The coordinate plane is a two-dimensional surface where we can define the position of points by using a pair of numerical values, often called coordinates. This concept is central to understanding much of geometry. It consists of an x-axis, which runs horizontally, and a y-axis, which runs vertically. Both axes intersect at the origin, which is the point (0,0).
The coordinate plane is often referred to as the Cartesian plane, named after the mathematician René Descartes. Each point on this plane can be identified using two numbers - the first representing its distance along the x-axis, and the second representing its distance along the y-axis.

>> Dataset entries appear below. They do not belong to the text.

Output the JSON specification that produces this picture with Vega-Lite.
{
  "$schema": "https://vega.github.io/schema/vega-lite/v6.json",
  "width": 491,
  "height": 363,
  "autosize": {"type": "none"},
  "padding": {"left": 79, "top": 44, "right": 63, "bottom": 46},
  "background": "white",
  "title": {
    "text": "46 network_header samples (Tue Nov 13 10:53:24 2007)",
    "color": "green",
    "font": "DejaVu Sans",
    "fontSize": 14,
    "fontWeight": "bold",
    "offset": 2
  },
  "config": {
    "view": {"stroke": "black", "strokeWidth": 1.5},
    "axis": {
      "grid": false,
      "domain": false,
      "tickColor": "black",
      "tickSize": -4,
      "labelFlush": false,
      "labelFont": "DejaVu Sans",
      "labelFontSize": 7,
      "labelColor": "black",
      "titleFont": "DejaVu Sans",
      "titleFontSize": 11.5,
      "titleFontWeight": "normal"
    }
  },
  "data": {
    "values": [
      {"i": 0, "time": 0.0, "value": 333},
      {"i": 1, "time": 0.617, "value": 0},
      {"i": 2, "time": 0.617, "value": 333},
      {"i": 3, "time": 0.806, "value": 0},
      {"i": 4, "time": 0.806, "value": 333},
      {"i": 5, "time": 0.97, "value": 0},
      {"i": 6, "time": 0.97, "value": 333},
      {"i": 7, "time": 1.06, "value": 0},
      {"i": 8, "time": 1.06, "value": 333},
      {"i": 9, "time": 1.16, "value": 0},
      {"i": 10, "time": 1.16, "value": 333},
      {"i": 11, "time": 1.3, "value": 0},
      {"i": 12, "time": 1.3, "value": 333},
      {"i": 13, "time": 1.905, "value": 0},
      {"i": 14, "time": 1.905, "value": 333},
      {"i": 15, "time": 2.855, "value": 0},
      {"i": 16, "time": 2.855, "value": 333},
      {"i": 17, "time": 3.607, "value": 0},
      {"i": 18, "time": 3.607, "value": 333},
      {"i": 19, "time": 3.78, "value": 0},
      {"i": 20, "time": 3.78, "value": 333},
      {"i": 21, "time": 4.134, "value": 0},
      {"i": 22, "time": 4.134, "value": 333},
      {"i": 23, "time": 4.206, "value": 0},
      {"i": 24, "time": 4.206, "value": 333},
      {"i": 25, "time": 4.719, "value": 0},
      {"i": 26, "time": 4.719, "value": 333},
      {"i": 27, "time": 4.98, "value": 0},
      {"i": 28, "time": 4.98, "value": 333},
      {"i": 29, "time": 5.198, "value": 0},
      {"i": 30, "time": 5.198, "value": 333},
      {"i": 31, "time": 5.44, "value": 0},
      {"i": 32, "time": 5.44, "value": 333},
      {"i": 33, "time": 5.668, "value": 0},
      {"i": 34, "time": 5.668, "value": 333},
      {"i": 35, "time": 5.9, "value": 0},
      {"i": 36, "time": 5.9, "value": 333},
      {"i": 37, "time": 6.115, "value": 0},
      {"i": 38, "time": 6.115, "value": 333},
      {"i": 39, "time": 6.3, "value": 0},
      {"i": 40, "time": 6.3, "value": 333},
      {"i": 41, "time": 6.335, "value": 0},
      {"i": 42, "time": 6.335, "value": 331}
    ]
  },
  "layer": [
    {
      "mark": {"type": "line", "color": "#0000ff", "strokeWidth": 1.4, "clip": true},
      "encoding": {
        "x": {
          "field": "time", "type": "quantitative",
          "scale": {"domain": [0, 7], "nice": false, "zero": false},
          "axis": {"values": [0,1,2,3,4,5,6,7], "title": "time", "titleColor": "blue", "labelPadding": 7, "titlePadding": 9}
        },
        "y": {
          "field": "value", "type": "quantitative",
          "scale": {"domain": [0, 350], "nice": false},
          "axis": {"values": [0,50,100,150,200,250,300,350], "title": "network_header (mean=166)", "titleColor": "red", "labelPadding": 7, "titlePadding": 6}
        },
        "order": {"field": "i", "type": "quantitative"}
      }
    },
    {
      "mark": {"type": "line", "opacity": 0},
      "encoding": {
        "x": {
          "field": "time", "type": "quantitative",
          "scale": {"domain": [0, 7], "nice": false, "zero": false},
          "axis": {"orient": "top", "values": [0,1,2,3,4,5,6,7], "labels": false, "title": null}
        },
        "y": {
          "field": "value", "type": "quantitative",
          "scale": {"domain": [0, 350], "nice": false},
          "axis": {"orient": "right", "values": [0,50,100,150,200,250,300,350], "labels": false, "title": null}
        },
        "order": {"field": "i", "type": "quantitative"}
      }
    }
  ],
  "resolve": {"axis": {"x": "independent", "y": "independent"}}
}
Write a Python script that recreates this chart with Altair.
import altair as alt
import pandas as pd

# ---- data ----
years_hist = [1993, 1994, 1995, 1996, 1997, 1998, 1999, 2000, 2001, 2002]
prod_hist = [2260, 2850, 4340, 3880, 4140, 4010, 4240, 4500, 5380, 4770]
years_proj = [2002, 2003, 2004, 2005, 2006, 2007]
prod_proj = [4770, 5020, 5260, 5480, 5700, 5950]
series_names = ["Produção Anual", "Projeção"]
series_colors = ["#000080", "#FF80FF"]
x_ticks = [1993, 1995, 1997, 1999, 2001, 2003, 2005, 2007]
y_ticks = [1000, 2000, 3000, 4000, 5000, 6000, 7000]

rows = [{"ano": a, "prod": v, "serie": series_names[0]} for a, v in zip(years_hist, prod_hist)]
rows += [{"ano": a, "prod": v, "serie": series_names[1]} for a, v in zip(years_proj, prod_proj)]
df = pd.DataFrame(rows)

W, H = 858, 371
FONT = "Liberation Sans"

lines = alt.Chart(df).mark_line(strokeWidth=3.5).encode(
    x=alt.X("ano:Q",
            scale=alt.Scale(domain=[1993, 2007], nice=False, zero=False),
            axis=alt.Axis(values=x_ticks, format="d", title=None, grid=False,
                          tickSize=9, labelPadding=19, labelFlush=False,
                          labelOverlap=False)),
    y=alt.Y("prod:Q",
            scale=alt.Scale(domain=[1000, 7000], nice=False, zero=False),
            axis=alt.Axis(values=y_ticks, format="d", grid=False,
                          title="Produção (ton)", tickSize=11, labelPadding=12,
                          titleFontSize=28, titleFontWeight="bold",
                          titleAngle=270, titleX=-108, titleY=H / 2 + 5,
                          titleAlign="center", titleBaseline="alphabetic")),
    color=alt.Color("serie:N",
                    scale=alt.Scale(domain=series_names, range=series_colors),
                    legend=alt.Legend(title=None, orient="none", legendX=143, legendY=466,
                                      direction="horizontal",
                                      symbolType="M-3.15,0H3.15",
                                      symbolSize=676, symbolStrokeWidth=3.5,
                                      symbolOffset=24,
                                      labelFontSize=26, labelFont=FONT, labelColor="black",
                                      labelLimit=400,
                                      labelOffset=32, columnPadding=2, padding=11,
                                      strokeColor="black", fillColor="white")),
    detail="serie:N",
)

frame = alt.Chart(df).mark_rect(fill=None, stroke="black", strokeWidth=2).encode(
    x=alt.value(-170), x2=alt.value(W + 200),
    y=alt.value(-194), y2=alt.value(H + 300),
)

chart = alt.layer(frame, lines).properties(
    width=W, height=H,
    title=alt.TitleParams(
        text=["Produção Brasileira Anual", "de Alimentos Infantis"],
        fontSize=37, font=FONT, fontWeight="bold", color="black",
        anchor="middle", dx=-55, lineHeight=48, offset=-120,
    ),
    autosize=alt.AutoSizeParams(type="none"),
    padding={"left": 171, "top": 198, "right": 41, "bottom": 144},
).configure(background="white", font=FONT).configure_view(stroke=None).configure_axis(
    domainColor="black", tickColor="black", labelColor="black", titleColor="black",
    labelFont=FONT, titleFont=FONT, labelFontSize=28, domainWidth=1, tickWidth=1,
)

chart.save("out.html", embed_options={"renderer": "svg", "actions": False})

This system makes it easier to graph equations and understand spatial relationships between different points.

Cartesian Coordinates are used to determine the exact location of a point on the coordinate plane. These coordinates are expressed as pairs (x, y), where 'x' is the horizontal value and 'y' is the vertical value.
This system allows for precise placement of points on a plane, which is crucial for solving many problems in geometry and other branches of mathematics. For example, in the problem you started at the origin (0,0), moved to (4,0) along the x-axis, and finally ended at (4,-3) after moving downward. This shows how each movement directly impacts the Cartesian coordinates of a point.
Understanding these coordinates helps in visualizing and solving complex geometrical problems by simplifying how we represent and interact with points in space.

Movement in geometry refers to how points, lines, and figures can shift on the coordinate plane. These movements include translations, rotations, and reflections. In the context of this exercise, movement is described in terms of horizontal and vertical shifts.
When moving along the x-axis or y-axis, you adjust the respective coordinate. For example, moving 4 units on the x-axis adds to the x-value, while moving downward adjusts the y-value negatively, as seen when changing from (4,0) to (4,-3).

• Horizontal movements affect the x-coordinate. Moving right leads to an increase, while moving left causes a decrease.
• Vertical movements affect the y-coordinate. Moving up increases the value, while moving down decreases it.

These simple rules govern how figures are manipulated within the coordinate plane, providing a basis for more complex transformations.